There was no soul around though somehow one of the sheep from the surrounding field had somehow got in for a gander himself. Not sure how he'd got in through a swing gate. The chamber is of a type known as Severn-Cotswold construction and is one of the most northern examples of it (though Trefignath on Anglesey is of the same classification).

Capel Garmon 2
View out of the barrow from the first circular chamber

Capel Garmon 4
Second circular chamber, which is uncoverered

Capel Garmon 5
This would have been the original entrance into the barrow - with the two chambers either side at the end of the passage. The Gorsedd stone is on the rise in a straight line from this entrance to the chamber.

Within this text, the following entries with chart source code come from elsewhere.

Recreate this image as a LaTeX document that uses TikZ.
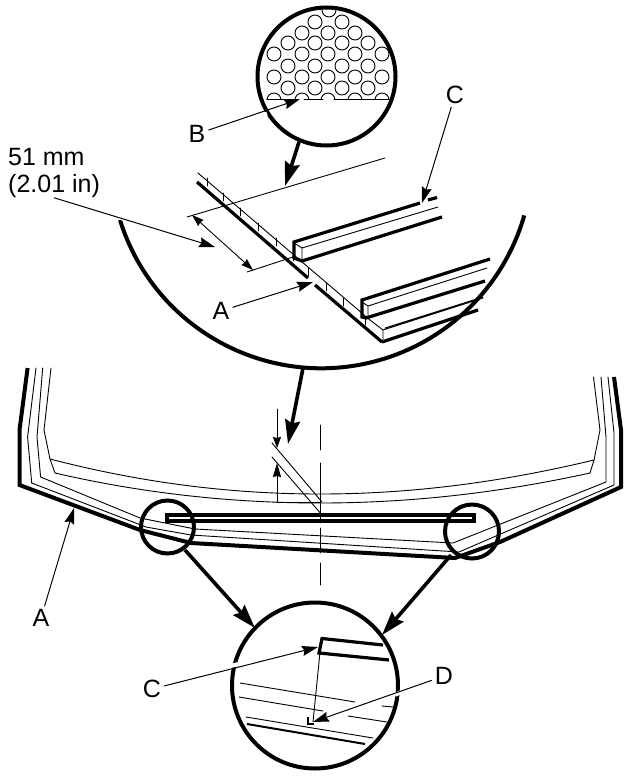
\documentclass[tikz,border=0pt]{standalone}
\usepackage{fontspec}
\setmainfont{Liberation Sans}
\usetikzlibrary{arrows.meta}
\tikzset{
  thin line/.style={line width=0.9pt,line cap=round,line join=round},
  bold line/.style={line width=3.2pt,line cap=butt,line join=miter},
  med line/.style={line width=2pt},
  ring/.style={line width=4pt},
  leader/.style={line width=1pt,-{Stealth[length=16pt,width=10pt,inset=2pt]}},
  callout/.style={line width=3.6pt,-{Stealth[length=24pt,width=15pt,inset=3pt]}},
  halo/.style={white,line width=4pt},
  lbl/.style={inner sep=3pt,font=\fontsize{25}{25}\selectfont},
  dimhead/.style={line width=0.9pt,{Stealth[length=12pt,width=8pt,inset=1pt]}-{Stealth[length=12pt,width=8pt,inset=1pt]}}
}
\begin{document}
\begin{tikzpicture}[x=1pt,y=-1pt]
\useasboundingbox (0,0) rectangle (640,778);
\fill[white] (0,0) rectangle (640,778);

% --- labels
\node[lbl] (lblB) at (197,134) {B};
\node[lbl] (lblCtop) at (455,95) {C};
\node[lbl] (lblAtop) at (221,311) {A};
\node[lbl,inner sep=0pt,align=left,anchor=north west] (lblDim) at (8,148) {51 mm\\[2pt](2.01 in)};
\node[lbl] (lblAleft) at (41,618) {A};
\node[lbl] (lblCbot) at (152,689) {C};
\node[lbl] (lblD) at (444,676) {D};

% --- anchor points for connectors
\coordinate (tipB) at (300,99);
\coordinate (tipCtop) at (422,203);
\coordinate (tipAtop) at (313,282);
\coordinate (tipDim) at (215,247);
\coordinate (tipAleft) at (74,508);
\coordinate (tipCbot) at (318,647);
\coordinate (tipD) at (313,722);
\coordinate (topRingOut) at (299,142);
\coordinate (topRingTip) at (285,186);
\coordinate (bigArcOut) at (303,368);
\coordinate (bigArcTip) at (288,444);
\coordinate (leftRingOut) at (185,550);
\coordinate (leftRingTip) at (255,628);
\coordinate (rightRingOut) at (451,555);
\coordinate (rightRingTip) at (382,635);

% --- honeycomb detail
\begin{scope}
  \clip (326.5,76.5) circle[radius=68];
  \clip (250,0) rectangle (400,99.3);
  \foreach \cx/\cy in {329/10,315/22,342/22,
    302/33,328/33,355/33,
    288/43,315/43,342/43,368/43,
    274/54,302/54,328/54,355/54,382/54,
    288/66,315/66,342/66,368/66,
    274/77,302/77,328/77,355/77,382/77,
    288/88,315/88,342/88,368/88,
    274/100,302/100,328/100,355/100,382/100}
    \draw[thin line] (\cx,\cy) circle[radius=7];
\end{scope}
\draw[thin line] (267,99.3) -- (288,99.3) (304,99.3) -- (323,99.3) (334,99.3) -- (389,99.3);
\node[circle,draw,ring,minimum size=138pt,inner sep=0pt] (topRing) at (326.5,76.5) {};

% --- large lens arc
\draw[ring] (120,220) arc[start angle=162.7,end angle=16,radius=211];

% --- panel section
\draw[thin line] (198,173) -- (370,320) -- (383,330) -- (383,342);
\draw[bold line] (197,182) -- (308,278) (315,285) -- (382,342);
\foreach \tx/\ty in {207/178,223/193,240/208,258/223,276/238,293/253,308/268,326/283,343/298,365/317}
  \draw[thin line] (\tx,\ty) -- (\tx,\ty+8);
% dimension lines
\draw[thin line] (385,158) -- (187,217);
\draw[thin line] (247,272) -- (293,257);
\draw[dimhead] (192,215) -- (253,270);

% upper rail
\draw[bold line] (420,203) -- (294,242) -- (294,258) -- (302,261) -- (442,217);
\draw[thin line] (294,243) -- (302,248) -- (302,261);
\draw[thin line] (302,248) -- (438,207);
\draw[bold line] (428,200) -- (437,197.5);

% lower rail
\draw[bold line] (490,259) -- (362,300) -- (362,317) -- (366,318) -- (485,281);
\draw[thin line] (362,302) -- (368,306) -- (368,319);
\draw[thin line] (368,306) -- (487,268);
\draw[thin line] (383,330) -- (483,298) (385,328) -- (483,297);
\draw[bold line] (382,342) -- (478,310);

% --- vehicle glass outlines
\draw[ring] (27.6,368) -- (19.5,430) -- (19.5,485) -- (140,530) -- (191,543) -- (455,558) -- (500,542) -- (621,487) -- (621,430) -- (614,377);
\draw[thin line] (36,368) -- (27.6,437) -- (31.7,483) -- (146,527) -- (191,535) -- (459,552) -- (614,485) -- (614,433) -- (608,377);
\draw[thin line] (42.7,368) -- (37,437) -- (40.6,477) -- (140,518) -- (195,529) -- (453,543) -- (606,482) -- (606,437) -- (601,377);
\draw[thin line] (51,368) -- (44,430) -- (50,459) -- (55,473);
\draw[thin line] (593.5,377) -- (600,430) -- (594,460) -- (590,473);
\draw[thin line] (50,459) .. controls (150,485) and (240,494) .. (320,494) .. controls (400,494) and (490,485) .. (594,460);
\draw[thin line] (55,473) .. controls (150,495) and (240,503) .. (320,503) .. controls (400,503) and (490,495) .. (590,473);

% centre line and dimension
\draw[thin line] (320.5,425) -- (320.5,450) (320.5,463) -- (320.5,517) (320.5,528) -- (320.5,553) (320.5,563) -- (320.5,585);
\draw[thin line] (272,443) -- (322,502) (272,457) -- (322,515);
\draw[thin line] (277,502) -- (320,502);
\draw[thin line,-{Stealth[length=11pt,width=8pt,inset=1pt]}] (277,409) -- (277,448);
\draw[thin line,-{Stealth[length=14pt,width=8pt,inset=1pt]}] (277,502) -- (277,463);

% strip
\draw[bold line,line width=3.6pt,fill=white] (167,515) -- (474,515) -- (474,521) -- (167,521) -- cycle;
\draw[thin line] (320.5,513) -- (320.5,523);

% detail rings
\node[circle,draw,ring,minimum size=53pt,inner sep=0pt] (leftRing) at (167.5,527) {};
\node[circle,draw,ring,minimum size=54pt,inner sep=0pt] (rightRing) at (472,531.5) {};
\node[circle,draw,ring,minimum size=166pt,inner sep=0pt] (botRing) at (315,685.5) {};

% bottom detail content
\draw[bold line] (383,645) -- (322,638.5) -- (319,653) -- (389,660);
\draw[thin line] (320,652) -- (313,722);
\draw[med line] (308,717) -- (308,724) -- (314,724);
\draw[thin line] (240,683) -- (355,702) (382,706) -- (393,707);
\draw[thin line] (239,697) -- (323,711) (348,716) -- (387,722);
\draw[thin line] (246,717) -- (373,738);
\draw[med line] (247,724) -- (365,744);

% --- connectors
\draw[halo] (254.5,118) -- (267,113.7);
\draw[leader] (lblB) -- (tipB);
\draw[leader] (lblCtop) -- (tipCtop);
\draw[leader] (lblAtop) -- (tipAtop);
\draw[halo] (115,216) -- (124,219);
\draw[leader] (lblDim.south) -- (tipDim);
\draw[leader] (lblAleft) -- (tipAleft);
\draw[halo] (231,666) -- (238,664);
\draw[leader] (lblCbot) -- (tipCbot);
\draw[halo] (395,695) -- (401,692);
\draw[leader] (lblD) -- (tipD);
\draw[callout] (topRingOut) -- (topRingTip);
\draw[callout] (bigArcOut) -- (bigArcTip);
\draw[callout] (leftRingOut) -- (leftRingTip);
\draw[callout] (rightRingOut) -- (rightRingTip);
\end{tikzpicture}
\end{document}
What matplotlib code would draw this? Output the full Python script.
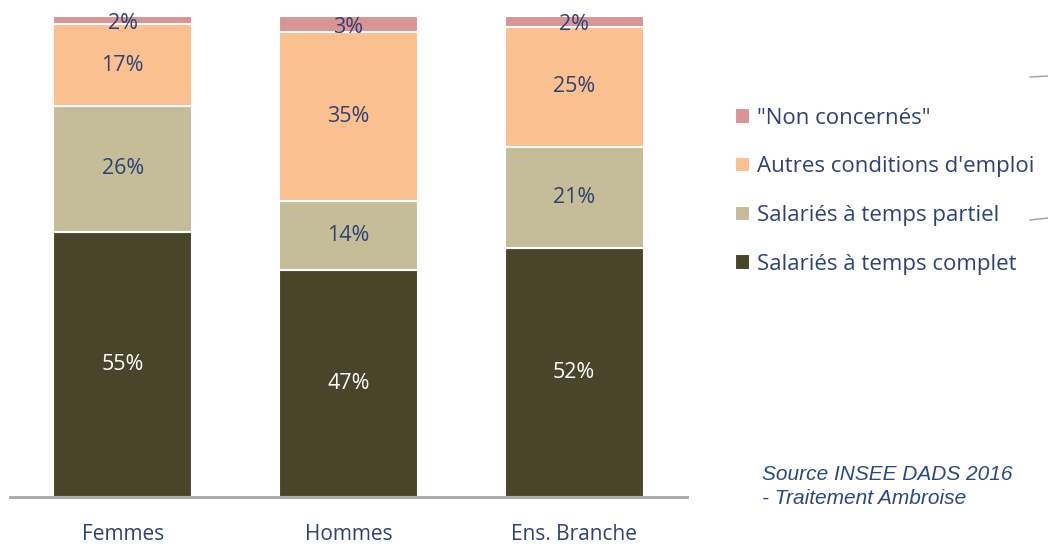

I'll definitely go and see it again when I get the chance. Preferably when my camera isn't acting up and on a blue sky and dry-underfoot kind of day. I'll also go and look at the Gorsedd.

It's got me fired up to keep an eye out for other ancient sites whilst I'm traveling around. And I've now found, for example, I've regularly driven past The Gop cairn hill which is the second largest Neolithic mound coming behind only Silbury Hill. I have never noticed it (or heard of it before). I also need to see how long it would take to get along to the Druids' Circle above Penmaenmawr; the Four Stones of Gwytherin; and the stones of Tal y Fan.

Unfortunately November on the run up towards Christmas and of course the shorter daylight… well all in all not ideal to try and fit these in now. Though I'll keep my eye out for any which are near a road side.